Все дождь – до заката. К закату стало на западе, под тучей, светиться. Сейчас шесть. В комнате от заката, сквозь ветки палисадника, пятно странного зелено-желтого света.
Опять прошел день. Как быстро и как опять бесплодно!
Глотово. 1 августа 1917 г.
Хорошая погода. Уехала Маня. Отослал книгу Нилуса Клестову [88]. Письмо Нилусу. Низом ходил в Колонтаевку. Первые признаки осени – яркость голубого неба и белизна облаков, когда шел среди деревьев под Колонтаевкой, по той дороге, где всегда сыро.

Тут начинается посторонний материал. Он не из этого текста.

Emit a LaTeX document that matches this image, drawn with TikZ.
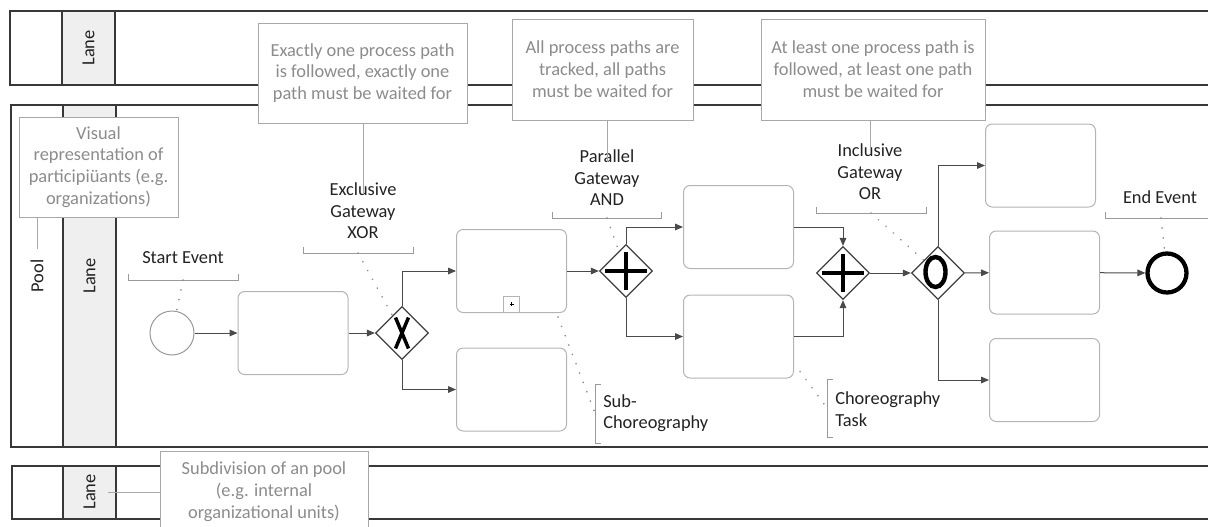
\documentclass[tikz,border=0pt]{standalone}
\usepackage{fontspec}
\setmainfont{Carlito}
\usetikzlibrary{shapes.geometric,arrows.meta}
\definecolor{poolc}{HTML}{383838}
\definecolor{lanefill}{HTML}{EFEFEF}
\definecolor{taskc}{HTML}{B4B4B4}
\definecolor{flowc}{HTML}{4A4A4A}
\definecolor{gwc}{HTML}{404040}
\definecolor{callc}{HTML}{A8A8A8}
\definecolor{calltxt}{HTML}{8C8C8C}
\definecolor{dotc}{HTML}{8A8A8A}
\definecolor{brkc}{HTML}{9A9A9A}
\definecolor{lbl}{HTML}{222222}
\def\pxu{0.75pt}
\begin{document}
\begin{tikzpicture}[x=0.75pt,y=-0.75pt,
  txt/.style={font=\fontsize{13.8}{16.2}\selectfont, text=lbl, inner sep=0pt, align=center},
  poolline/.style={draw=poolc, line width=1.1pt},
  lanecol/.style={draw=poolc, fill=lanefill, line width=1.1pt},
  task/.style={draw=taskc, fill=white, line width=0.75pt, rounded corners=5pt,
    minimum width=110*\pxu, minimum height=83*\pxu, inner sep=0pt},
  gw/.style={diamond, draw=gwc, fill=white, line width=1pt, minimum size=53*\pxu, inner sep=0pt},
  gwmark/.style={draw=black, line width=2.6pt},
  flow/.style={draw=flowc, line width=0.75pt, -{Triangle[length=6pt,width=5pt]}},
  callout/.style={draw=callc, fill=white, line width=0.75pt, text=calltxt, align=center,
    inner sep=0pt, font=\fontsize{13.8}{16.4}\selectfont},
  callline/.style={draw=callc, line width=0.75pt},
  dotl/.style={draw=dotc, line width=1.3pt, line cap=round, dash pattern=on 0.1pt off 7.4pt},
  brk/.style={draw=brkc, line width=0.75pt}]
\useasboundingbox (0,0) rectangle (1208,526);

% ---- pools and lanes ----
\draw[poolline] (1220,11) -- (10,11) -- (10,85) -- (1220,85);
\draw[lanecol] (62,11) rectangle (115,85);
\node[txt, rotate=90] (laneA) at (88.5,48) {Lane};

\draw[poolline] (1220,105) -- (11,105) -- (11,447) -- (1220,447);
\draw[lanecol] (63,105) rectangle (116,447);
\node[txt, rotate=90] (laneB) at (89.5,276) {Lane};
\node[txt, rotate=90] (pool) at (37,276) {Pool};

\draw[poolline] (1220,466) -- (12,466) -- (12,519) -- (1220,519);
\draw[lanecol] (63,466) rectangle (116,519);
\node[txt, rotate=90] (laneC) at (89.5,492) {Lane};

% ---- flow elements ----
\node[circle, draw=taskc!85!black, line width=0.75pt, fill=white, minimum size=44*\pxu, inner sep=0pt] (start) at (172,333) {};
\node[task] (t1) at (293,333) {};
\node[gw] (xor) at (402,333) {};
\node[task] (t2) at (511.5,271) {};
\node[draw=taskc, fill=white, line width=0.75pt, minimum width=16*\pxu, minimum height=16*\pxu, inner sep=0pt] (subm) at (511.5,304) {};
\node[task] (t3) at (511.5,389.5) {};
\node[gw] (and1) at (626,271) {};
\node[task] (t4) at (738.5,227) {};
\node[task] (t5) at (738.5,336.5) {};
\node[gw] (and2) at (843,273) {};
\node[gw] (or) at (938,273) {};
\node[task] (t6) at (1040.5,165.5) {};
\node[task] (t7) at (1044.5,272.5) {};
\node[task] (t8) at (1044.5,380) {};
\node[circle, draw=black, line width=3.2pt, fill=white, minimum size=39*\pxu, inner sep=0pt] (end) at (1167,273) {};

% gateway markers
\draw[gwmark] ([shift={(-6.5,-15.5)}]xor.center) -- ([shift={(6.5,15.5)}]xor.center);
\draw[gwmark] ([shift={(6.5,-15.5)}]xor.center) -- ([shift={(-6.5,15.5)}]xor.center);
\draw[gwmark, line width=3.4pt] ([xshift=-15.5]and1.center) -- ([xshift=15.5]and1.center);
\draw[gwmark, line width=3.4pt] ([yshift=-14]and1.center) -- ([yshift=14]and1.center);
\draw[gwmark, line width=3.4pt] ([xshift=-15.5]and2.center) -- ([xshift=15.5]and2.center);
\draw[gwmark, line width=3.4pt] ([yshift=-14]and2.center) -- ([yshift=14]and2.center);
\draw[gwmark, line width=3.3pt] ([shift={(-2.5,-1)}]or.center) ellipse [x radius=10, y radius=15];
\draw[line width=0.5pt] ([shift={(-2,0)}]subm.center) -- ([shift={(2,0)}]subm.center)
  ([shift={(0,-2)}]subm.center) -- ([shift={(0,2)}]subm.center);

% sequence flows
\draw[flow] (start) -- (t1);
\draw[flow] (t1) -- (xor);
\draw[flow] (xor.north) |- (t2.west);
\draw[flow] (xor.south) |- (t3.west);
\draw[flow] (t2) -- (and1);
\draw[flow] (and1.north) |- (t4.west);
\draw[flow] (and1.south) |- (t5.west);
\draw[flow] (t4.east) -| (and2.north);
\draw[flow] (t5.east) -| (and2.south);
\draw[flow] (and2) -- (or);
\draw[flow] (or.north) |- (t6.west);
\draw[flow] (or) -- (t7);
\draw[flow] (or.south) |- (t8.west);
\draw[flow] (t7) -- (end);

% ---- element labels with brackets ----
\node[txt] (lStart) at (183,258) {Start Event};
\draw[brk] (128,274) -- (128,280) -- (238,280) -- (238,274);
\coordinate (bStart) at (183,280);
\draw[dotl] (bStart) -- (start);

\node[txt] (lXor) at (363,211) {Exclusive\\Gateway\\XOR};
\draw[brk] (303,247) -- (303,253) -- (413,253) -- (413,247);
\coordinate (bXor) at (358,253);
\draw[dotl] (bXor) -- (xor);

\node[txt] (lAnd) at (607,178) {Parallel\\Gateway\\AND};
\draw[brk] (552,212) -- (552,218) -- (661,218) -- (661,212);
\coordinate (bAnd) at (607,218);
\draw[dotl] (bAnd) -- (and1);

\node[txt] (lOr) at (870,172) {Inclusive\\Gateway\\OR};
\draw[brk] (816,207) -- (816,213) -- (926,213) -- (926,207);
\coordinate (bOr) at (871,213);
\draw[dotl] (bOr) -- (or);

\node[txt] (lEnd) at (1160,197) {End Event};
\draw[brk] (1105,212) -- (1105,218) -- (1220,218);
\coordinate (bEnd) at (1161,218);
\draw[dotl] (bEnd) -- (end);

\node[txt, anchor=west, align=left] (lSub) at (603,413) {Sub-\\Choreography};
\draw[brk] (601,384) -- (595,384) -- (595,443) -- (601,443);
\coordinate (bSub) at (595,413);
\draw[dotl] ([shift={(-9,4)}]t2.south east) -- (bSub);

\node[txt, anchor=west, align=left] (lTask) at (835,409) {Choreography\\Task};
\draw[brk] (833,379) -- (827,379) -- (827,437) -- (833,437);
\coordinate (bTask) at (827,408);
\draw[dotl] ([shift={(6,-7)}]t5.south east) -- (bTask);

% ---- explanatory callouts ----
\node[callout, minimum width=209*\pxu, minimum height=100*\pxu] (c1) at (362.5,73)
  {Exactly one process path\\is followed, exactly one\\path must be waited for};
\draw[callline] (c1.south -| lXor.north) -- ([yshift=-8]lXor.north);

\node[callout, minimum width=181*\pxu, minimum height=101*\pxu] (c2) at (602.5,69.5)
  {All process paths are\\tracked, all paths\\must be waited for};
\draw[callline] (c2.south -| lAnd.north) -- ([yshift=-9]lAnd.north);

\node[callout, minimum width=224*\pxu, minimum height=101*\pxu] (c3) at (873,69.5)
  {At least one process path is\\followed, at least one path\\must be waited for};
\draw[callline] (c3.south -| lOr.north) -- ([yshift=-6]lOr.north);

\node[callout, minimum width=159*\pxu, minimum height=100*\pxu] (c4) at (98.5,167)
  {Visual\\representation of\\participiüants (e.g.\\organizations)};
\coordinate (poolTop) at (37,249);
\draw[callline] (c4.south -| poolTop) -- (poolTop);

\node[callout, minimum width=208*\pxu, minimum height=82*\pxu] (c5) at (264,492)
  {Subdivision of an pool\\(e.g. internal\\organizational units)};
\coordinate (laneTag) at (108,492);
\draw[callline] (laneTag) -- (c5.west);
\end{tikzpicture}
\end{document}
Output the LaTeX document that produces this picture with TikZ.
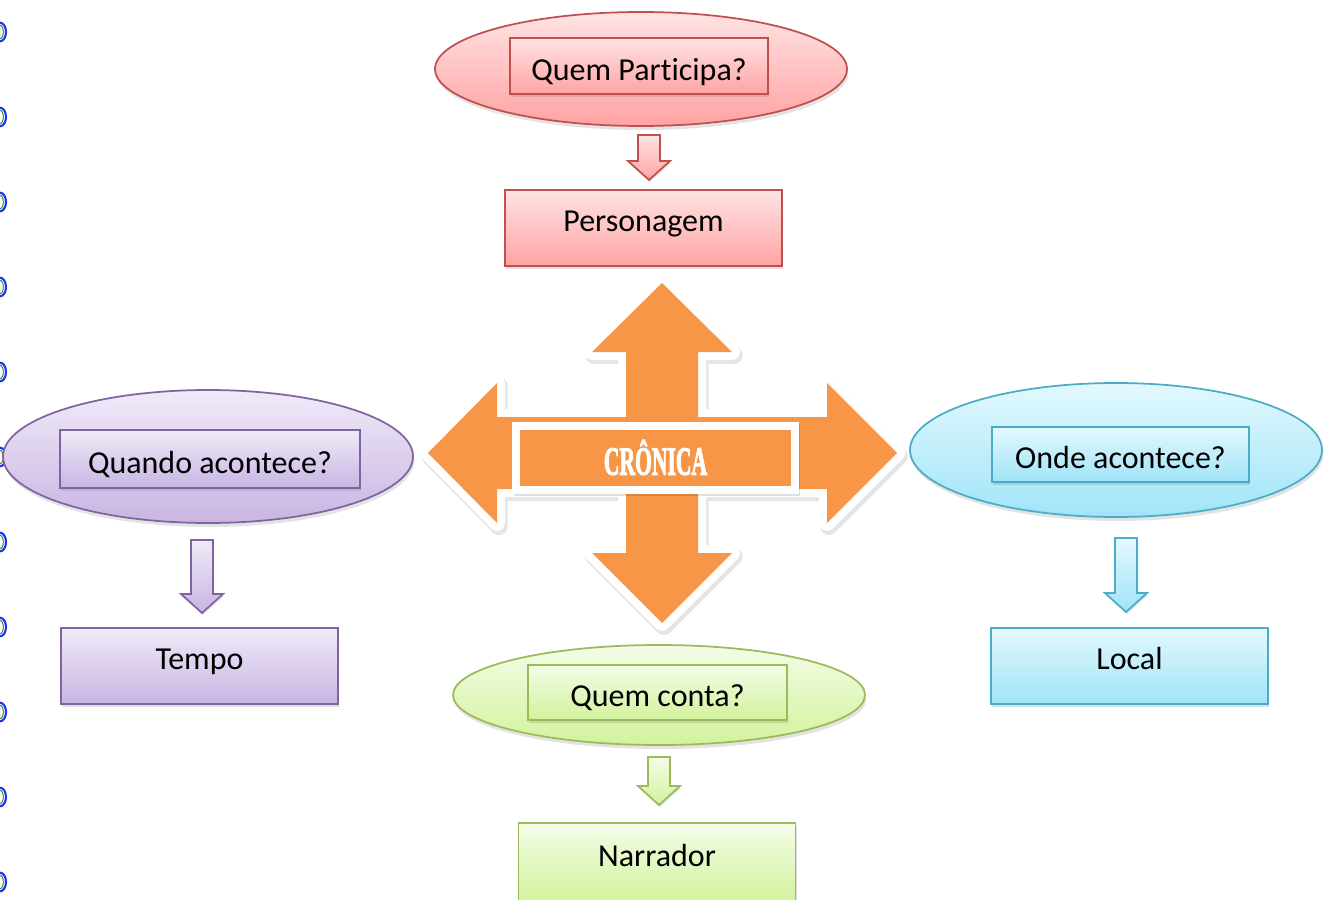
\documentclass[tikz,border=0pt]{standalone}
\usepackage{fontspec}
\setmainfont{Carlito}[Ligatures=CommonOff]
\newfontface\titlefont{Liberation Serif Bold}[FakeBold=3]
\usetikzlibrary{shapes.geometric,shadows,calc}
\definecolor{cred}{HTML}{C0504D}
\definecolor{credtop}{HTML}{FFE3E3}
\definecolor{credbot}{HTML}{FFA3A3}
\definecolor{cpur}{HTML}{8064A2}
\definecolor{cpurtop}{HTML}{F0EAF8}
\definecolor{cpurbot}{HTML}{C8B5E3}
\definecolor{cblu}{HTML}{4BACC6}
\definecolor{cblutop}{HTML}{E3F8FD}
\definecolor{cblubot}{HTML}{A0E4F8}
\definecolor{cgrn}{HTML}{9BBB59}
\definecolor{cgrntop}{HTML}{F4FCE8}
\definecolor{cgrnbot}{HTML}{D2F39C}
\definecolor{corange}{HTML}{F79646}
\definecolor{cmarkblue}{HTML}{2233EE}
\definecolor{cmarkgreen}{HTML}{2E8B3A}
\newcommand{\blockdown}[5]{%
  \coordinate (#1s) at (#3,#4);
  \coordinate (#1t) at (#3,#5);
  \draw[#2, line width=1.3pt, line join=miter,
        drop shadow={opacity=0.2, shadow xshift=0.8pt, shadow yshift=-1.5pt}]
    ($(#1s)+(-11,0)$) -- ($(#1s)+(11,0)$) -- ($(#1t)+(11,-19)$) -- ($(#1t)+(21,-19)$)
    -- (#1t) -- ($(#1t)+(-21,-19)$) -- ($(#1t)+(-11,-19)$) -- cycle;}
\tikzset{
  ell/.style={ellipse, line width=1.3pt, inner sep=0pt,
    drop shadow={opacity=0.22, shadow xshift=1pt, shadow yshift=-3pt}},
  qbox/.style={rectangle, line width=1.3pt, inner sep=0pt,
    font=\fontsize{24}{28}\selectfont, text height=21pt, text depth=0pt,
    drop shadow={opacity=0.25, shadow xshift=1pt, shadow yshift=-2.5pt}},
  bigbox/.style={rectangle, line width=1.3pt, inner sep=0pt,
    minimum width=207.75pt, minimum height=57pt,
    font=\fontsize{24}{28}\selectfont, text height=12pt, text depth=7.5pt,
    drop shadow={opacity=0.25, shadow xshift=1pt, shadow yshift=-2.5pt}},
  redsty/.style={draw=cred, top color=credtop, bottom color=credbot},
  pursty/.style={draw=cpur, top color=cpurtop, bottom color=cpurbot},
  blusty/.style={draw=cblu, top color=cblutop, bottom color=cblubot},
  grnsty/.style={draw=cgrn, top color=cgrntop, bottom color=cgrnbot},
  bindmark/.style={ellipse, draw=cmarkblue, line width=1.6pt, inner sep=0pt,
    minimum width=9pt, minimum height=14pt},
  bindinner/.style={ellipse, draw=cmarkgreen, line width=0.7pt, inner sep=0pt,
    minimum width=5pt, minimum height=10pt},
}
\begin{document}
\begin{tikzpicture}[x=0.75pt, y=-0.75pt]
\useasboundingbox (0,0) rectangle (1327,899);
\fill[white] (0,0) rectangle (1327,899);

% binding marks at left edge
\foreach \i in {0,...,10} {
  \node[bindmark] (m\i) at (0,{32+85*\i}) {};
  \node[bindinner] (mi\i) at (0,{32+85*\i}) {};
}

% ---- top (red)
\node[ell, redsty, minimum width=309pt, minimum height=85.5pt] (redell) at (641,69) {};
\node[qbox, redsty, minimum width=193.5pt, minimum height=42pt] (redq) at (639,66) {Quem Participa?};
\blockdown{ra}{redsty}{649}{135}{180}
\node[bigbox, redsty] (redb) at (643.5,228) {Personagem};

% ---- left (purple)
\node[ell, pursty, minimum width=307.5pt, minimum height=99.75pt] (purell) at (208,456.5) {};
\node[qbox, pursty, minimum width=225pt, minimum height=43.5pt] (purq) at (210,459) {Quando acontece?};
\blockdown{pa}{pursty}{202}{540}{613}
\node[bigbox, pursty] (purb) at (199.5,666) {Tempo};

% ---- right (blue)
\node[ell, blusty, minimum width=309pt, minimum height=100.5pt] (bluell) at (1116,450) {};
\node[qbox, blusty, minimum width=192.75pt, minimum height=41.25pt] (bluq) at (1120.5,454.5) {Onde acontece?};
\blockdown{ba}{blusty}{1126}{538}{612}
\node[bigbox, blusty] (blub) at (1129.5,666) {Local};

% ---- bottom (green)
\node[ell, grnsty, minimum width=309pt, minimum height=75pt] (grnell) at (659,695) {};
\node[qbox, grnsty, minimum width=194.25pt, minimum height=41.25pt] (grnq) at (657.5,692.5) {Quem conta?};
\blockdown{ga}{grnsty}{659}{757}{805}
\node[bigbox, grnsty, minimum height=60pt] (grnb) at (657,863) {Narrador};

% ---- central cross arrow
\begin{scope}[shift={(662,453)}]
\path[fill=corange,
  preaction={draw=black, opacity=0.1, line width=13pt, line join=round,
             transform canvas={xshift=1.5pt, yshift=-2.5pt}},
  preaction={draw=white, line width=12pt, line join=round}]
  (0,-170) -- (70,-101) -- (36,-101) -- (36,-36) -- (165,-36) -- (165,-70)
  -- (235,0) -- (165,70) -- (165,36) -- (36,36) -- (36,100) -- (70,100)
  -- (0,170) -- (-70,100) -- (-36,100) -- (-36,36) -- (-165,36) -- (-165,70)
  -- (-234,0) -- (-165,-70) -- (-165,-36) -- (-36,-36) -- (-36,-101) -- (-70,-101)
  -- cycle;
\end{scope}
\node[rectangle, fill=corange, draw=white, line width=6pt, inner sep=0pt,
  minimum width=209pt, minimum height=48pt,
  preaction={draw=black, opacity=0.12, line width=6pt,
             transform canvas={xshift=1.2pt, yshift=-2pt}}]
  (cron) at (655.5,457.5)
  {\scalebox{0.54}[1]{\titlefont\fontsize{30}{32}\selectfont\color{white}CRÔNICA}};
\end{tikzpicture}
\end{document}
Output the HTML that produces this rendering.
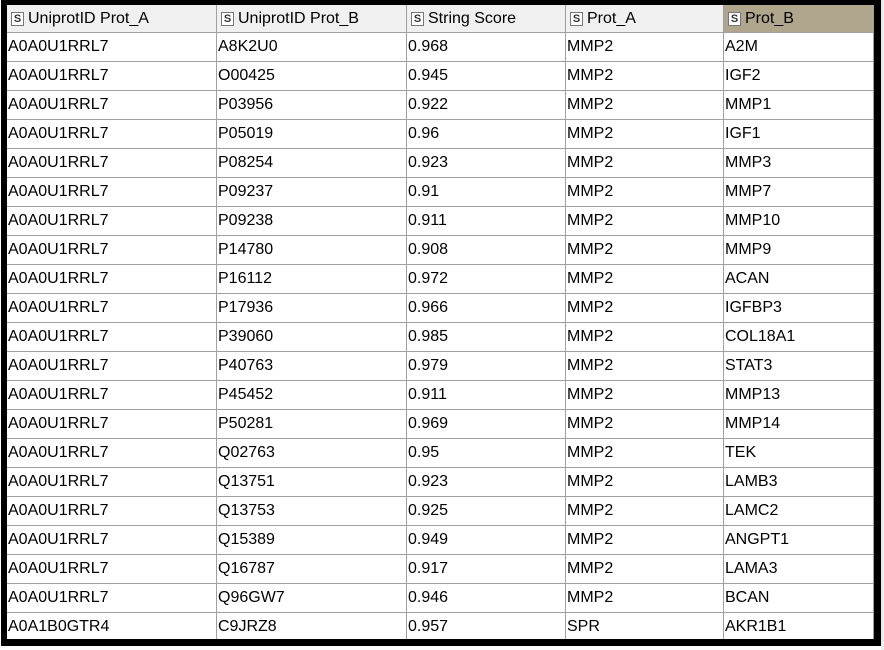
<!DOCTYPE html>
<html><head><meta charset="utf-8"><style>
body{margin:0;width:884px;height:650px;background:#fff;position:relative;overflow:hidden;font-family:"Liberation Sans","DejaVu Sans",sans-serif;}
#strip{position:absolute;left:881px;top:0;width:3px;height:650px;background:#ececec;}
#frame{position:absolute;left:1px;top:0;width:867px;height:634px;border-left:6px solid #000;border-top:5px solid #000;border-right:7px solid #000;border-bottom:7px solid #000;background:#fff;overflow:hidden;}
.cell{position:absolute;box-sizing:border-box;border-right:1px solid #a0a0a0;border-bottom:1px solid #a0a0a0;font-size:16px;line-height:28px;padding-left:1px;white-space:nowrap;color:#000;}
.hd{background:#f0f0f0;line-height:27px;padding-left:4px;}
.hd.sel{background:#b0a58d;}
.s{display:inline-block;width:11px;height:12px;border:1px solid #777;background:#fff;font-size:11px;line-height:12px;text-align:center;font-weight:bold;margin-right:4px;vertical-align:1px;color:#333;}
</style></head><body>
<div id="strip"></div>
<div id="frame"></div>
<script>
const cols=[0,210,400,559,717,867];
const heads=["UniprotID Prot_A","UniprotID Prot_B","String Score","Prot_A","Prot_B"];
const rows=[
["A0A0U1RRL7","A8K2U0","0.968","MMP2","A2M"],
["A0A0U1RRL7","O00425","0.945","MMP2","IGF2"],
["A0A0U1RRL7","P03956","0.922","MMP2","MMP1"],
["A0A0U1RRL7","P05019","0.96","MMP2","IGF1"],
["A0A0U1RRL7","P08254","0.923","MMP2","MMP3"],
["A0A0U1RRL7","P09237","0.91","MMP2","MMP7"],
["A0A0U1RRL7","P09238","0.911","MMP2","MMP10"],
["A0A0U1RRL7","P14780","0.908","MMP2","MMP9"],
["A0A0U1RRL7","P16112","0.972","MMP2","ACAN"],
["A0A0U1RRL7","P17936","0.966","MMP2","IGFBP3"],
["A0A0U1RRL7","P39060","0.985","MMP2","COL18A1"],
["A0A0U1RRL7","P40763","0.979","MMP2","STAT3"],
["A0A0U1RRL7","P45452","0.911","MMP2","MMP13"],
["A0A0U1RRL7","P50281","0.969","MMP2","MMP14"],
["A0A0U1RRL7","Q02763","0.95","MMP2","TEK"],
["A0A0U1RRL7","Q13751","0.923","MMP2","LAMB3"],
["A0A0U1RRL7","Q13753","0.925","MMP2","LAMC2"],
["A0A0U1RRL7","Q15389","0.949","MMP2","ANGPT1"],
["A0A0U1RRL7","Q16787","0.917","MMP2","LAMA3"],
["A0A0U1RRL7","Q96GW7","0.946","MMP2","BCAN"],
["A0A1B0GTR4","C9JRZ8","0.957","SPR","AKR1B1"]];
const f=document.getElementById('frame');
const names=["uniprot-a","uniprot-b","string-score","prot-a","prot-b"];
for(let c=0;c<5;c++){
  const d=document.createElement('div');
  d.className='cell hd'+(c==4?' sel':'');
  d.style.left=cols[c]+'px';d.style.top='0px';d.style.width=(cols[c+1]-cols[c])+'px';d.style.height='28px';
  d.innerHTML='<span class="s">S</span>'+heads[c];
  
  
  f.appendChild(d);
}
rows.forEach((r,i)=>{
  for(let c=0;c<5;c++){
    const d=document.createElement('div');
    d.className='cell';
    d.style.left=cols[c]+'px';d.style.top=(28+i*29)+'px';d.style.width=(cols[c+1]-cols[c])+'px';d.style.height='29px';
    d.textContent=r[c];
    
    
    f.appendChild(d);
  }
});
</script>
</body></html>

Слух от Лиды Лозинской, – Ив. С. в лавке говорил, что на сходке толковали об "Архаломеевской ночи" [89] – будто должна быть откуда-то телеграмма – перебить всех «буржуев» – и что надо начать с Барбашина. Идя в Колонтаевку, зашел на мельницу-то же сказал и Сергей Климов (не зная, что мы уже слышали, что говорил Ив. С.): на деревне говорили, что надо вырезать всех помещиков.
Позавчера были в Предтечеве – Лихарев сзывал земельных собственников, читал устав "Союза земельных собственников", приглашал записываться в члены. Заседание в школе. Жалкое! Несколько мальчишек, Ильина с дочерью (Лидой), Лихарев (Коле сказал – "риторатор"), Влад. Сем., Коля, я (только в качестве любопытного), что-то вроде сельского учителя в старой клеенчатой накидке и очках (черных), худой старик (вроде начетчика), строгий, в серой поддевке, богач мужик (Коля сказал – Саваоф), рыжий, босый, крепкий сторож училища. У всех последних страшное напряжение и тупость при слушании непонятных слов устава. Приехал Абакумов, привез бумаги на свои владения, все твердил, что его земля закреплена за ним, "остолблена его величеством". Думал, что членские взносы пойдут на "аблаката" (долженствующего защищать интересы земельных собственников).
Клестов Н.С. (псевд. Ангарский; 1879 – 1943) – издатель и общественный деятель; заведовал практическими делами Книгоиздательства писателей в Москве.
Архаламеевская ночь – искаж. Варфоломеевская ночь, массовые убийства католиками в ночь на 24 августа 1572 г., в день св. Варфоломея, гугенотов, приверженцев кальвинизма.